LA BUNDESWEHR, ARMÉE « PARLEMENTAIRE » :
DE LA LIMITE DES COMPARAISONS ENTRE PARTENAIRES.
Général (2S) Olivier de Becdelièvre
11/12/2017
La tentation est grande, surtout en période de changements, d’établir des comparaisons entre voisins et alliés. Cet exercice souvent pertinent doit cependant s’accompagner de quelques précautions si nous mettons en parallèle la défense de la République Fédérale d’Allemagne et notre propre défense nationale. Si nous sommes alliés, partenaires, complémentaires sur plusieurs points, un certain nombre de spécificités de la défense allemande doivent être considérées, qui sont souvent autant de points de divergence entre nos systèmes de défense et de sécurité. Ces divergences tiennent aux principes fondateurs de la République fédérale et de la Bundeswehr, ils se traduisent par les particularités de cette armée « parlementaire » et ont, très logiquement, des conséquences sur la place du soldat dans la société, les rapports entre civils et militaires, et plus généralement les questions liées au statut des militaires allemands. On peut s’interroger, au-delà, sur « l’intangibilité » des principes fondateurs de la défense allemande, ou de leur évolution pour lui permettre de faire face à des défis qui sont, de plus en plus, ceux d’une puissance moyenne soucieuse de jouer un rôle politique à sa mesure.

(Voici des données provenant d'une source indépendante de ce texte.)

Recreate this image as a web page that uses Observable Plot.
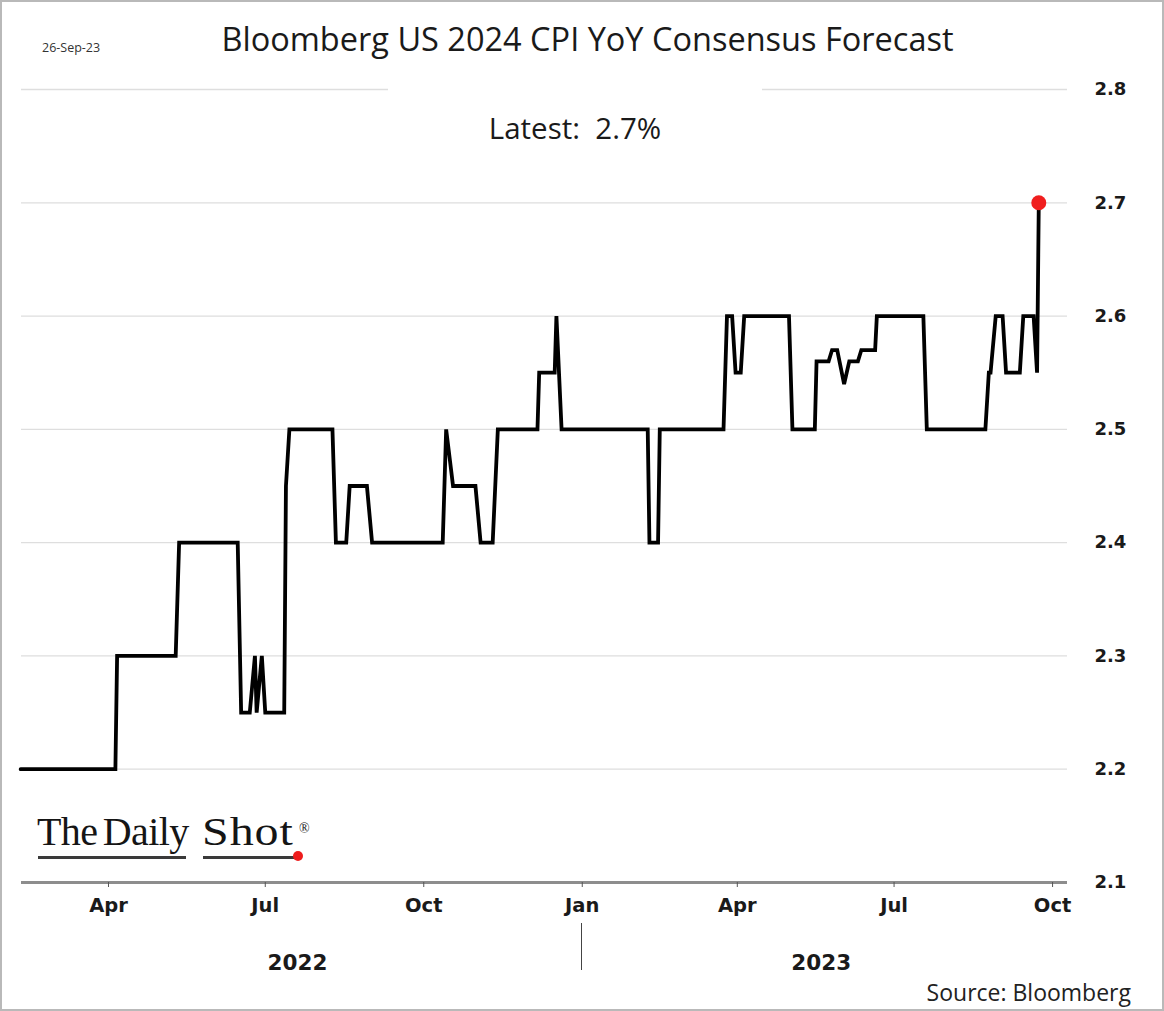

1 – Principes fondateurs et particularités de la Bundeswehr, armée fédérale et démocratique.
Il n’est pas inutile de rappeler que, dans le contexte de l’immédiat après-guerre, la souveraineté de l’Allemagne n’allait pas de soi, et que la République Fédérale est née en mai 1949 de la volonté des Alliés occidentaux de regrouper leurs zones d’occupation pour faire pièce à la volonté hégémonique de l’Union soviétique. Cette souveraineté était d’ailleurs limitée (elle l’est restée, formellement, jusqu’au traité 4+2 de 1990), et ce n’est qu’après l’échec de la CED en 1954 que le réarmement allemand s’est opéré, sous le contrôle des Alliés occidentaux, aboutissant à la création de la Bundeswehr le 12 novembre 1955, comme une force strictement intégrée au dispositif de l’OTAN. La Bundeswehr d’alors, née dans la douleur en dépit de l’opposition d’une partie de la classe politique, est dépourvue de commandement opérationnel national, équipée de matériel allié, doit prendre toute la distance possible avec la Wehrmacht, la Reichswehr d’avant 1935, et tout ce qui pouvait s’inspirer du modèle prussien. Composée de « citoyens en uniforme », son fonctionnement est conforme aux principes généraux de la démocratie de type occidental, et elle est étroitement contrôlée par le parlement fédéral (Bundestag). Par ailleurs, le caractère fédéral de l’Etat allemand préserve l’autorité des Länder qui sont, en particulier, chargés de la sécurité intérieure, et disposent de leurs propres forces de police. L’Etat fédéral n’intervient que par subsidiarité, et la Bundeswehr, armée fédérale, n’a donc pas, sauf cas exceptionnel, compétence pour intervenir dans des missions de sécurité intérieure. Le renfort des polices régionales, en cas de besoin, est assuré par la police fédérale, forte de 40 300 agents, issue des anciens gardes-frontière fédéraux, dédiée normalement aux missions d’intérêt fédéral telles que police des frontières, des aéroports, police ferroviaire, recherche de personnes.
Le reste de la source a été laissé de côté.